• GIVEN TASK: Repeat the lines from the one containing "Write a LaTeX" through the last line of the data, exactly, pictures omitted.

(Raw records)
§
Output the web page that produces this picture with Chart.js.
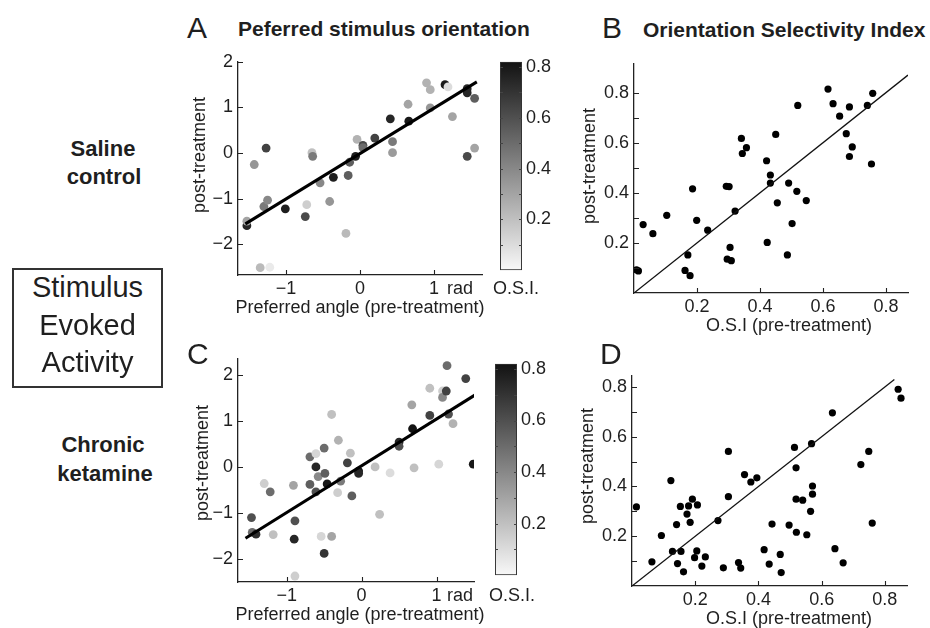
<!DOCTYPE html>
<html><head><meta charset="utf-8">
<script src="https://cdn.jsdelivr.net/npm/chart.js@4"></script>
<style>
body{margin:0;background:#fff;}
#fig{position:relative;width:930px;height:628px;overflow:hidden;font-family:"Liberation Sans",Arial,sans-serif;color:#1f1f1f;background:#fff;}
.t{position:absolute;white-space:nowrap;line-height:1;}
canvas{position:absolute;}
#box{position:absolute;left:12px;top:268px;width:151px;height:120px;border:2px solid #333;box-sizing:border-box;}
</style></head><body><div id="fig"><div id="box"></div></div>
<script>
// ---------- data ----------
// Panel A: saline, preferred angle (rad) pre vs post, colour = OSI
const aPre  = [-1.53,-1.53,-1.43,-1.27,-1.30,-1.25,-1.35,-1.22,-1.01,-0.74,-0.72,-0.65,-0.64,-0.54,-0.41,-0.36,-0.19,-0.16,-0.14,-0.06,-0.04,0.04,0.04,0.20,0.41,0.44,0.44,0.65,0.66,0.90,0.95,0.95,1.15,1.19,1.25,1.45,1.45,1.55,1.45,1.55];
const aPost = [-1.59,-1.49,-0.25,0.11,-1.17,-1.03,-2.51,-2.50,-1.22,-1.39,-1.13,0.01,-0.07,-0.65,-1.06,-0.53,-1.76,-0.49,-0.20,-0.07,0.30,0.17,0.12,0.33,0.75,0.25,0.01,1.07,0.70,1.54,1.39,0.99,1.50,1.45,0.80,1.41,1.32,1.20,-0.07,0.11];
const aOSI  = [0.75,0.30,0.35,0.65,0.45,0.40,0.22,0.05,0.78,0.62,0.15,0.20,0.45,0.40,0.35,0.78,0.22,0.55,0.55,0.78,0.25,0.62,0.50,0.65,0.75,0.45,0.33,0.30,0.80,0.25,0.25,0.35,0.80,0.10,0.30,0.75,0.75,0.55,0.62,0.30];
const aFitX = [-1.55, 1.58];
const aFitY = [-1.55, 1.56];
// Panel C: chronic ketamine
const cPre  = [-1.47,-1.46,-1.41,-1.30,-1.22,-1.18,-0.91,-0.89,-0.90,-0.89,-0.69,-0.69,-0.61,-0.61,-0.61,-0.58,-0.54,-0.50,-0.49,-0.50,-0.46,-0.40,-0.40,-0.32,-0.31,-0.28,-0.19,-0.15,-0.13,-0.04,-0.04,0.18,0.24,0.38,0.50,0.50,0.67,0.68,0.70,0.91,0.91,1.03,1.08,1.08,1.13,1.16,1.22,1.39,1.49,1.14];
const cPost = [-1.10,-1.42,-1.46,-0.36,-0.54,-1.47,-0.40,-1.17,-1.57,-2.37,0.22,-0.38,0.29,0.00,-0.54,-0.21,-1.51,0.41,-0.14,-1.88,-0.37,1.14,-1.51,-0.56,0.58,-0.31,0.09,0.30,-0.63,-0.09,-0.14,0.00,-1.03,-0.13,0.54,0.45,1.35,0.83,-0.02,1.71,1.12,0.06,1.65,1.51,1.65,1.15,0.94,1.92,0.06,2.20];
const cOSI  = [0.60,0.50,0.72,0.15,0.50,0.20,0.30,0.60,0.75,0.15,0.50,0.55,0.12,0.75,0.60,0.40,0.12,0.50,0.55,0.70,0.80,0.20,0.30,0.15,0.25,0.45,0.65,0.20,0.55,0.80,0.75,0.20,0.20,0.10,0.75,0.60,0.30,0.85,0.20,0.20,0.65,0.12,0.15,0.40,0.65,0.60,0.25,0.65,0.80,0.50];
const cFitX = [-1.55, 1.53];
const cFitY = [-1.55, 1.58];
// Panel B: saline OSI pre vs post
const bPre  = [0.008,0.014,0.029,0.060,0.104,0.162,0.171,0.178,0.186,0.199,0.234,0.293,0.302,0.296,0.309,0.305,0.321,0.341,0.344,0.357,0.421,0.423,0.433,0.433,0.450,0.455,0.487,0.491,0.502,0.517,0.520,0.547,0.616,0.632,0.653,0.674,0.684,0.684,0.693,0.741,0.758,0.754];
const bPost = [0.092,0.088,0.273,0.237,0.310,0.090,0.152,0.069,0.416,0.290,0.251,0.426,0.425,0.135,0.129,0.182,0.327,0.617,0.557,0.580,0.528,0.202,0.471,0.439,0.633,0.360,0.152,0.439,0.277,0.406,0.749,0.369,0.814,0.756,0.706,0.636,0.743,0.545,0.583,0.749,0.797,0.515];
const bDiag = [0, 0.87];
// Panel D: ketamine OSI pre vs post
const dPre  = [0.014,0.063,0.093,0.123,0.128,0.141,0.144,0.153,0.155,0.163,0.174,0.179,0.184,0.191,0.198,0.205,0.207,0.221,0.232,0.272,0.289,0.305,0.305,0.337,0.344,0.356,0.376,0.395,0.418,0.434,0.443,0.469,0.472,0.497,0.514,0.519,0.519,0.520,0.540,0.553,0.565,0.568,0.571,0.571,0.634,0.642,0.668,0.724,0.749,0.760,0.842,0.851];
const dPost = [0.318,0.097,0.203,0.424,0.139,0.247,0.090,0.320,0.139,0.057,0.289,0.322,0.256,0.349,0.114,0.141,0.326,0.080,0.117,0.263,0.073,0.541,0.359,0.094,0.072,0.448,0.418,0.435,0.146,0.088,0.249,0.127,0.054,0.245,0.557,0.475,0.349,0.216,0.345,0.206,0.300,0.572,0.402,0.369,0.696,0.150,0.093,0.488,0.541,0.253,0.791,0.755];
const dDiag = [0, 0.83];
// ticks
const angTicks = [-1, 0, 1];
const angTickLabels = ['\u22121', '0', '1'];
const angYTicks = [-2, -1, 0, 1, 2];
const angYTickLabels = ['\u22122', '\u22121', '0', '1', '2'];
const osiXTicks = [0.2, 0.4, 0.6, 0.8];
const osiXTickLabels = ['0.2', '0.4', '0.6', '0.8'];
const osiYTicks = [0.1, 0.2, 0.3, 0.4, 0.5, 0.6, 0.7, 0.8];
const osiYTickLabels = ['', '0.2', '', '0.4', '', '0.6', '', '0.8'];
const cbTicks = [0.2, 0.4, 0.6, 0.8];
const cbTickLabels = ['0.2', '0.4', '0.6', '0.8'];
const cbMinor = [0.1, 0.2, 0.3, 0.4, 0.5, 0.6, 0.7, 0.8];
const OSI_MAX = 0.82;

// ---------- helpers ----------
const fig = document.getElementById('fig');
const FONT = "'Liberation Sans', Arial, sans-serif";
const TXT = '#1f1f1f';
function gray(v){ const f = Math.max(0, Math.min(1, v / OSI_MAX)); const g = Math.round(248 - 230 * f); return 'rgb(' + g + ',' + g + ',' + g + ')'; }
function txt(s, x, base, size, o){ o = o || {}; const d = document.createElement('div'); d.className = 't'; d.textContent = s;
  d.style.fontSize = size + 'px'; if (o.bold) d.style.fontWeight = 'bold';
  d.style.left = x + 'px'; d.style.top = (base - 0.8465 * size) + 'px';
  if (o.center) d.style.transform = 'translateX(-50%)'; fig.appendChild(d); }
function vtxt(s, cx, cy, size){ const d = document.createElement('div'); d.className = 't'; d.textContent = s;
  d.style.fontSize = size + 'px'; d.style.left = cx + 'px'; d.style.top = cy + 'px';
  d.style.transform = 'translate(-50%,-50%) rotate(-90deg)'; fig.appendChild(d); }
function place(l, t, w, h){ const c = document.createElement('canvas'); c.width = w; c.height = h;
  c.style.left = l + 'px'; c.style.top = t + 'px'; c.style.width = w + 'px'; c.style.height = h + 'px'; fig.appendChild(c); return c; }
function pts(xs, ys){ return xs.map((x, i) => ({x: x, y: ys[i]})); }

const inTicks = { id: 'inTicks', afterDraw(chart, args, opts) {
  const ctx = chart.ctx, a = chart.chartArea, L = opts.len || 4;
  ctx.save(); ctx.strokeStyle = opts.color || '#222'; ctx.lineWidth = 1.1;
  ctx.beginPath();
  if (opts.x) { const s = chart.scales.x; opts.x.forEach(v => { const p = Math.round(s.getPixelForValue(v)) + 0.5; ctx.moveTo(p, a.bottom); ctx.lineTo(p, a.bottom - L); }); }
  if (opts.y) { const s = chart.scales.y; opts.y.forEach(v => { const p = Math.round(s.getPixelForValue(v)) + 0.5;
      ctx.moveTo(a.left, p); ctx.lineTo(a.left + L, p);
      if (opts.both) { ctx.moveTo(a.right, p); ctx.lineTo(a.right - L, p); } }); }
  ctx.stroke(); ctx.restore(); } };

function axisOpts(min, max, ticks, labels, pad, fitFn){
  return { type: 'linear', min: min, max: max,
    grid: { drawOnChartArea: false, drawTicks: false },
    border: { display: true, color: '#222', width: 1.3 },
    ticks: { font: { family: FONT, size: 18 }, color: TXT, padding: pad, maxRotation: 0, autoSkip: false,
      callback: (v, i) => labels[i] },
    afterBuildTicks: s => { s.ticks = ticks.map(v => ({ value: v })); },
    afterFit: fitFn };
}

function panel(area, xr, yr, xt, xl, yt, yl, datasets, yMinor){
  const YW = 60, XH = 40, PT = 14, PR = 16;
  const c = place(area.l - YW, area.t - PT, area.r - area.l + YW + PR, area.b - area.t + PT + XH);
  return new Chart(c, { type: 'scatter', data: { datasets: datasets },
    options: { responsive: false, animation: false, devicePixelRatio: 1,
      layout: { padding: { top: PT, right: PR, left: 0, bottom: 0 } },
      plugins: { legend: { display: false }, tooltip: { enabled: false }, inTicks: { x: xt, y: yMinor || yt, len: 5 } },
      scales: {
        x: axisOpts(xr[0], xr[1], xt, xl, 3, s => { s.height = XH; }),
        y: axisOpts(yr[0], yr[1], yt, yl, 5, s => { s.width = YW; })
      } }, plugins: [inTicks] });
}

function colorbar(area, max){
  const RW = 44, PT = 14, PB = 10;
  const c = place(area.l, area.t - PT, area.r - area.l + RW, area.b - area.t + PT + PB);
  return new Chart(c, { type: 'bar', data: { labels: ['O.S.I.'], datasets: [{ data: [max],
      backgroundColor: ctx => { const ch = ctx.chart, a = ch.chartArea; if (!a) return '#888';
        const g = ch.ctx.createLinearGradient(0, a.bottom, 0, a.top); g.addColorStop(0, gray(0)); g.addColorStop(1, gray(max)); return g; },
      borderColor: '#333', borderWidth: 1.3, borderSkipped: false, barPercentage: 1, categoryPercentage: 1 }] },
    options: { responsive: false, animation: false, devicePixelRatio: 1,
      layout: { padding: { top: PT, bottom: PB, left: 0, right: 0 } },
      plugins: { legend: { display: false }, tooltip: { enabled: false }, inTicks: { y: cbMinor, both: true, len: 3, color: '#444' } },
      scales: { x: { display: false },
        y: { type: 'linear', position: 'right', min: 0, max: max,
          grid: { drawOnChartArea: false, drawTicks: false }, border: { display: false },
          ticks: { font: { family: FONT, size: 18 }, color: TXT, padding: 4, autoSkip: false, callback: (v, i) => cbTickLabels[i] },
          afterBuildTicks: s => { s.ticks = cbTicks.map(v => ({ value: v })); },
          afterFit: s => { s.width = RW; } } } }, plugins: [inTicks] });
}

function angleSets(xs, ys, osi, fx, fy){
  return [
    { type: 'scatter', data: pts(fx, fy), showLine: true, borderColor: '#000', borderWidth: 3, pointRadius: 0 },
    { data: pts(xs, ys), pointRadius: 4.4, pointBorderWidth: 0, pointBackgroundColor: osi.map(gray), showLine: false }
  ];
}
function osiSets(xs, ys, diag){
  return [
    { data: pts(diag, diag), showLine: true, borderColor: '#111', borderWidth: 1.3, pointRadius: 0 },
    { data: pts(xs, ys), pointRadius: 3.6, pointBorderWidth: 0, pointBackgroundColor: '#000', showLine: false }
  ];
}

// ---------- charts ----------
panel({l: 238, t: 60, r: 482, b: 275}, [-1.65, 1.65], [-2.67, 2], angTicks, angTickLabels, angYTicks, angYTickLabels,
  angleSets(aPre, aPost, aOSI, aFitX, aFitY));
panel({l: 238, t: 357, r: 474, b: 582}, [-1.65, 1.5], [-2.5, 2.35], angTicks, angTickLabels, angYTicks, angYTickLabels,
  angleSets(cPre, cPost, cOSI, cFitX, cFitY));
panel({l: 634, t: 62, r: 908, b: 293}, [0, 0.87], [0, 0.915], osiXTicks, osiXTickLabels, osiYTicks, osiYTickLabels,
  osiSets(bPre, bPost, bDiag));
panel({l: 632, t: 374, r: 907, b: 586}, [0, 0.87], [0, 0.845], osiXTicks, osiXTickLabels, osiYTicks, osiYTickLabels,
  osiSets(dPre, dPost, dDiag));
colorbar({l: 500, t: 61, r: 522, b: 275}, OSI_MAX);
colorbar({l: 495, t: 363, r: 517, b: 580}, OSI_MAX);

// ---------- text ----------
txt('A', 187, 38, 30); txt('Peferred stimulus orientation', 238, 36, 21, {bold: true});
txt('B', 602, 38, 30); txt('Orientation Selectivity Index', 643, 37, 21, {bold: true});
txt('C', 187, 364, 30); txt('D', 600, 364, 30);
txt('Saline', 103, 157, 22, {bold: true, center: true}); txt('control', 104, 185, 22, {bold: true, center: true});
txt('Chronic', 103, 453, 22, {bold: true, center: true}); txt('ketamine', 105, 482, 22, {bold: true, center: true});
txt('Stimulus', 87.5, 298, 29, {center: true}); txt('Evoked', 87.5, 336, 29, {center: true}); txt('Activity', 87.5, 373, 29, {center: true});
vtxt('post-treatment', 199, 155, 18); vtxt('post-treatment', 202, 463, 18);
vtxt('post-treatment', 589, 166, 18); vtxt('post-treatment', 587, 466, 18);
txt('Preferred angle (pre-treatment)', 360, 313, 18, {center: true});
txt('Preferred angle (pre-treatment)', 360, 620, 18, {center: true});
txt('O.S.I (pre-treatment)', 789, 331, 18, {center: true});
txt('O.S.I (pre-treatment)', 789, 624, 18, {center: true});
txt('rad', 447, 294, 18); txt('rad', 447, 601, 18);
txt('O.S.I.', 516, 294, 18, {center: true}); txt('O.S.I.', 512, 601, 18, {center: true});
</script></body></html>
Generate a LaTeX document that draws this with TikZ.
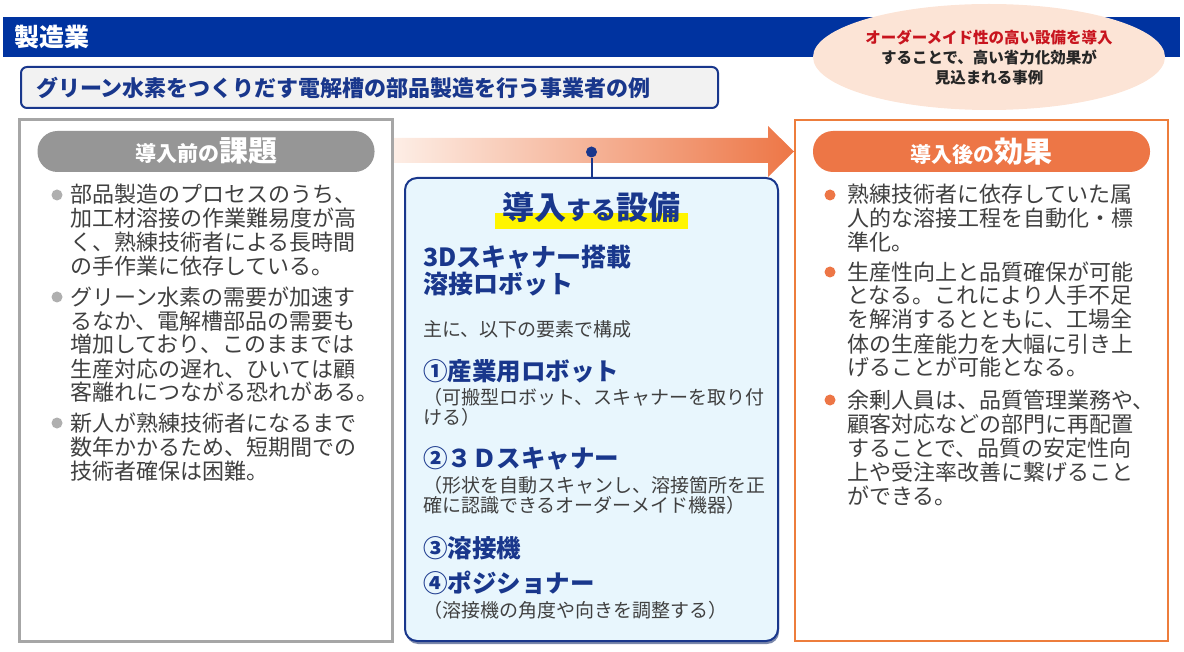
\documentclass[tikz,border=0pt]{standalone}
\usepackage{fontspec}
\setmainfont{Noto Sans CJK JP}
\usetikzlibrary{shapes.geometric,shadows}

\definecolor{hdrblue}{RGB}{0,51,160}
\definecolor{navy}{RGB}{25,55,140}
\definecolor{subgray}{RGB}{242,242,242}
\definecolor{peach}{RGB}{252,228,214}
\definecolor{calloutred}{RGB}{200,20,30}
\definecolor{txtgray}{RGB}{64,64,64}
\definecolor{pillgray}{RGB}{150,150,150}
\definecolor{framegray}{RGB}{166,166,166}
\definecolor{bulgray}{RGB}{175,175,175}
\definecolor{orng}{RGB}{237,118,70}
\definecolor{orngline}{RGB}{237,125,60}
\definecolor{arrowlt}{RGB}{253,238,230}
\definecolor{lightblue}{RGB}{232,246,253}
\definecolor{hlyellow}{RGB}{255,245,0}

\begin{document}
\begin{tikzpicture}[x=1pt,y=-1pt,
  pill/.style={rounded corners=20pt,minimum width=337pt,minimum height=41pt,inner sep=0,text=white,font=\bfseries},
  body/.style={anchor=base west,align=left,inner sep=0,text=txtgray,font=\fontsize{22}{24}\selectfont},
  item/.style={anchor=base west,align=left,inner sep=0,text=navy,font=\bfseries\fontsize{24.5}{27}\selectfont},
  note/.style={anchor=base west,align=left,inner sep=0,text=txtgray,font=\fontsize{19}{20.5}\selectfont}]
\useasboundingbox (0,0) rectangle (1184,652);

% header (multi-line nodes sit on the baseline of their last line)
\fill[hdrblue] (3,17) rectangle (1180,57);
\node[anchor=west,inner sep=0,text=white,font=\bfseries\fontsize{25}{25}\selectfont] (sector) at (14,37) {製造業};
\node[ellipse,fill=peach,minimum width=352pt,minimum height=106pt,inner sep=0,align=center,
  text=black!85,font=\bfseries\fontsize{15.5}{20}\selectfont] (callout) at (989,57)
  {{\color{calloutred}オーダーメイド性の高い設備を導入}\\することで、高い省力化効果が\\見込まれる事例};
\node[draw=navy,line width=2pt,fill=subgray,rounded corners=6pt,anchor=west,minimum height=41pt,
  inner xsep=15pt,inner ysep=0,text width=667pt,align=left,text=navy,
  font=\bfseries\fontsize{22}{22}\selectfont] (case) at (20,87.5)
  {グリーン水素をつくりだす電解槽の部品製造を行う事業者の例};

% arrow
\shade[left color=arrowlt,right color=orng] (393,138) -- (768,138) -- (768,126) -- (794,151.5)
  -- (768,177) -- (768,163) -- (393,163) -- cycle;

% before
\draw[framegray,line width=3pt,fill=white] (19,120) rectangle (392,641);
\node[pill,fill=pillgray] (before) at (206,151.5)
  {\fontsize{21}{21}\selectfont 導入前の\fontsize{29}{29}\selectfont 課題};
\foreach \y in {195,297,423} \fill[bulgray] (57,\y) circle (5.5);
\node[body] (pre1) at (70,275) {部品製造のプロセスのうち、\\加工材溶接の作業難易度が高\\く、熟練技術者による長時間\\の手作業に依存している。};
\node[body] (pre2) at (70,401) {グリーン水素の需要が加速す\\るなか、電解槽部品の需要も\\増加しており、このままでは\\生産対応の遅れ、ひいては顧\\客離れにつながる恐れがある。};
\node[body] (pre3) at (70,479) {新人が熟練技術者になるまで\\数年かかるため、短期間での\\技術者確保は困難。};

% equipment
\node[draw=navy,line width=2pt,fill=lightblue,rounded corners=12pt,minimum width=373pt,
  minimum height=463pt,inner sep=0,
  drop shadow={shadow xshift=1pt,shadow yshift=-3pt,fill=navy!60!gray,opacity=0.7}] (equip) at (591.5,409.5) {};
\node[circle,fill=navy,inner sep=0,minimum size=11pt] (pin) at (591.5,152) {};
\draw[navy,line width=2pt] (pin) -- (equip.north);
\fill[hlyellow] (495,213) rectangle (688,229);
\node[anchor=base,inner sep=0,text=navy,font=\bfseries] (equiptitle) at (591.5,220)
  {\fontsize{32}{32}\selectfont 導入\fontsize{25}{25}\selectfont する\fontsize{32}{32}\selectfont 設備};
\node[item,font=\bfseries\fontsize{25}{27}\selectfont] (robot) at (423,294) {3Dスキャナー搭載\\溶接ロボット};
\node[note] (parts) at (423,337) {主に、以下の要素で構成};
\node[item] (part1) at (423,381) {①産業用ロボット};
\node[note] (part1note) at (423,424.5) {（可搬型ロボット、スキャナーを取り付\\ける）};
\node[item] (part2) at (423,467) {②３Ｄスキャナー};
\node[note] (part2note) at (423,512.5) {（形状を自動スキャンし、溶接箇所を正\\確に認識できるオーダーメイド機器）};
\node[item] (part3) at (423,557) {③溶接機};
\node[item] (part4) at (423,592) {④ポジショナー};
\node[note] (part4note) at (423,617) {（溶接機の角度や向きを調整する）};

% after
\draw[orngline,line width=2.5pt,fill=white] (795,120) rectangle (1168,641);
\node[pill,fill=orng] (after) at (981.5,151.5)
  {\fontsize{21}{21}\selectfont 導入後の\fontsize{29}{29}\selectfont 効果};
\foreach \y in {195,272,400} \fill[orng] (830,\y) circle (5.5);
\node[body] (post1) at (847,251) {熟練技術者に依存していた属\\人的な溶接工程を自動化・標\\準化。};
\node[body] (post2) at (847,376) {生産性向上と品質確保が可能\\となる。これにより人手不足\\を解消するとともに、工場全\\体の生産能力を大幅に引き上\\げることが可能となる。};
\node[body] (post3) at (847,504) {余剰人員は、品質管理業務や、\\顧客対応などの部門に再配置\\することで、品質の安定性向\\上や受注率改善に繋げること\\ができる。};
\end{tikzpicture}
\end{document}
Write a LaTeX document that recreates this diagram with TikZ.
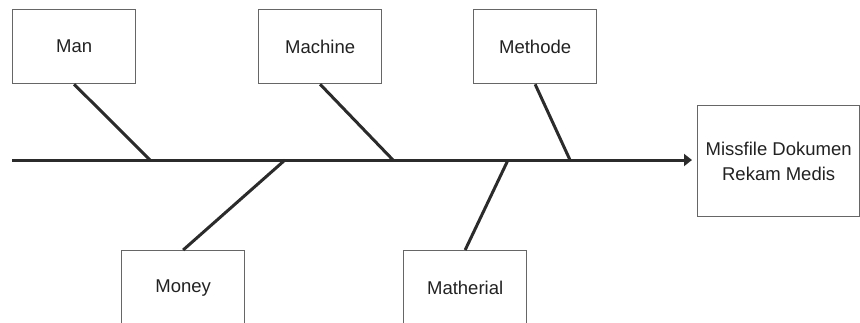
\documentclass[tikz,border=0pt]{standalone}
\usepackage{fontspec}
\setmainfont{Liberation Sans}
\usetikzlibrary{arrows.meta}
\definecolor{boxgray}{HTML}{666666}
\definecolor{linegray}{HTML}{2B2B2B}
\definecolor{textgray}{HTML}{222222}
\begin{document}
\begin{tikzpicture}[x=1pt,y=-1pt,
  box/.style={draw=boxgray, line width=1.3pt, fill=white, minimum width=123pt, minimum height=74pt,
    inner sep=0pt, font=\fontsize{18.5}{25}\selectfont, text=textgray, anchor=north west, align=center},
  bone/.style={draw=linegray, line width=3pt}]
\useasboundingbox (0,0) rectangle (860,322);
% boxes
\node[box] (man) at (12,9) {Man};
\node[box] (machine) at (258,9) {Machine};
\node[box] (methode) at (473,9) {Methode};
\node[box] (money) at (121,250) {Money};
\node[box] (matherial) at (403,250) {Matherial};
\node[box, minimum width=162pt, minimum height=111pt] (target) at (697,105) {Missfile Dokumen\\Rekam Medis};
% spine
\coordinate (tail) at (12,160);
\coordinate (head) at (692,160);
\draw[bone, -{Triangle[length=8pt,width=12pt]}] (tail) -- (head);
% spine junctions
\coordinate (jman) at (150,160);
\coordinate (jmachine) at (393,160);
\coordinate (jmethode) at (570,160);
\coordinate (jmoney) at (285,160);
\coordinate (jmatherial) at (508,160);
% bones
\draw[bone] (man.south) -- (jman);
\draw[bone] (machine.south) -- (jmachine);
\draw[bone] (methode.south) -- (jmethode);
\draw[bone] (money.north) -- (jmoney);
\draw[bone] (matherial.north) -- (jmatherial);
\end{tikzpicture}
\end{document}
§
• FULL ANSWER:
Write a LaTeX document that recreates this diagram with TikZ.
\documentclass[tikz,border=0pt]{standalone}
\usepackage{fontspec}
\setmainfont{Liberation Sans}
\usetikzlibrary{arrows.meta}
\definecolor{boxgray}{HTML}{666666}
\definecolor{linegray}{HTML}{2B2B2B}
\definecolor{textgray}{HTML}{222222}
\begin{document}
\begin{tikzpicture}[x=1pt,y=-1pt,
  box/.style={draw=boxgray, line width=1.3pt, fill=white, minimum width=123pt, minimum height=74pt,
    inner sep=0pt, font=\fontsize{18.5}{25}\selectfont, text=textgray, anchor=north west, align=center},
  bone/.style={draw=linegray, line width=3pt}]
\useasboundingbox (0,0) rectangle (860,322);
% boxes
\node[box] (man) at (12,9) {Man};
\node[box] (machine) at (258,9) {Machine};
\node[box] (methode) at (473,9) {Methode};
\node[box] (money) at (121,250) {Money};
\node[box] (matherial) at (403,250) {Matherial};
\node[box, minimum width=162pt, minimum height=111pt] (target) at (697,105) {Missfile Dokumen\\Rekam Medis};
% spine
\coordinate (tail) at (12,160);
\coordinate (head) at (692,160);
\draw[bone, -{Triangle[length=8pt,width=12pt]}] (tail) -- (head);
% spine junctions
\coordinate (jman) at (150,160);
\coordinate (jmachine) at (393,160);
\coordinate (jmethode) at (570,160);
\coordinate (jmoney) at (285,160);
\coordinate (jmatherial) at (508,160);
% bones
\draw[bone] (man.south) -- (jman);
\draw[bone] (machine.south) -- (jmachine);
\draw[bone] (methode.south) -- (jmethode);
\draw[bone] (money.north) -- (jmoney);
\draw[bone] (matherial.north) -- (jmatherial);
\end{tikzpicture}
\end{document}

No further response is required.